Practical Applications and Challenges for the Future- Module 5 of 5
Module 5: Practical Applications and Challenges for the Future
Now it’s time to consider how all this theory works in real-life e-discovery situations. In our last module, we will give brief overviews of the process of creating and responding to the e-discovery plan from the points of view of both the requesting party and the responding party, followed by some projections of the field into the future.
Creating E-Discovery Plans
The parties, by rule, need to have an e-discovery plan in place by the first pretrial meeting. An e-discovery plan is the plan that takes into consideration the rules and case law that we have been discussing, as well as delineating the types of e-discovery software platforms that will be used, best practices and numerous other aspects of producing the right data at the right price. If there is no agreement between the parties, the judge will impose a plan.
At that point, the plan will be memorialized as a pretrial order and generate a “Form 52” report.  Form 52 covers the main points to consider in creating the discovery plan. The e-discovery plan may be made more or less difficult depending on how the responding party’s data storage is organized. Some are set up to easily allow e-discovery and some are not. But all of them must respond to the same orders and rules in the same ways under the 2015 amendments to the federal rules.
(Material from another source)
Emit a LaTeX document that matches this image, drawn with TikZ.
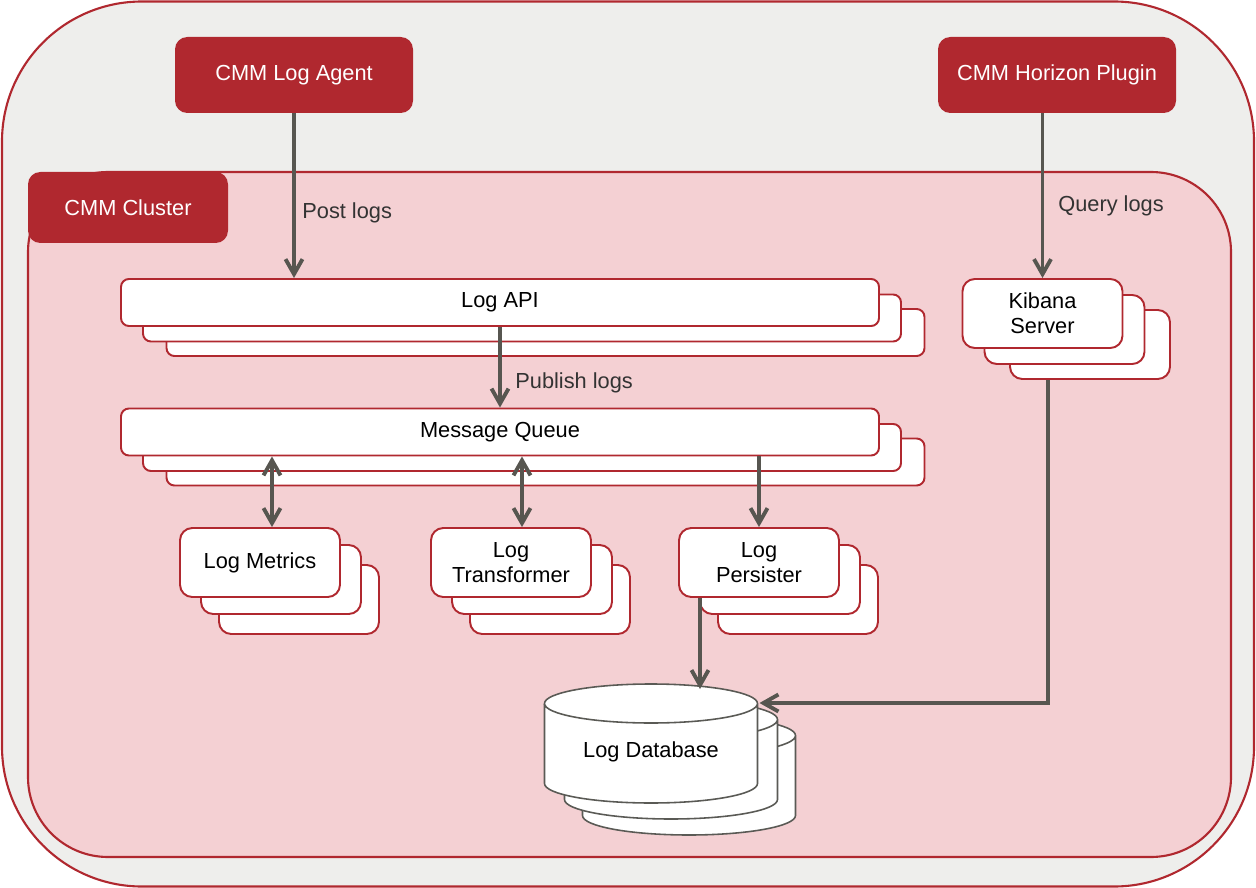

Different law offices and different courts design plans to their own needs, but the following overview provides a basic approach for how these plans can be designed.
Determining the scope of discovery
The first step in an e-discovery plan is to figure out what data is needed and when it should be produced. Determining this is not going to happen at one pretrial meeting. Counsel must communicate about this aspect of the case on an ongoing basis before the first pretrial meeting. They can bring stipulations to that pretrial, and then argue over points of disagreement.
All issues of data preservation must be in the discovery plan. The parties may have received preservation letters long before the pretrial, but now the plan should include specifics on what data needs to be preserved, where it is located, and so on.
Discovery is usually scheduled so that the easiest data to retrieve will be delivered first, while the technically more difficult data will be given more time to be retrieved. Schedules should be reality-based in terms of technology and human effort, but also driven by the scheduling needs of the court.
At this point, the parties can begin to discuss cost estimates, especially in highly complex cases. It is here that the judge may begin imposing some cost limits under proportionality principles.
Dealing with Data in the E-Discovery Process
Delineating the Actual Data—What is it and What is it Stored on?
Before dedicating resources to finding and analyzing data, the parties need to determine if that data exists. That may require an inventory of devices on which the data may be stored, then followed by some indication of what may be on those devices. The parties can then assign scheduling priorities to the devices. This is also a step in early determination of whether there may have been spoliation of any data. Also, at this point outside experts may be called in to study and map out each party’s data storage universe.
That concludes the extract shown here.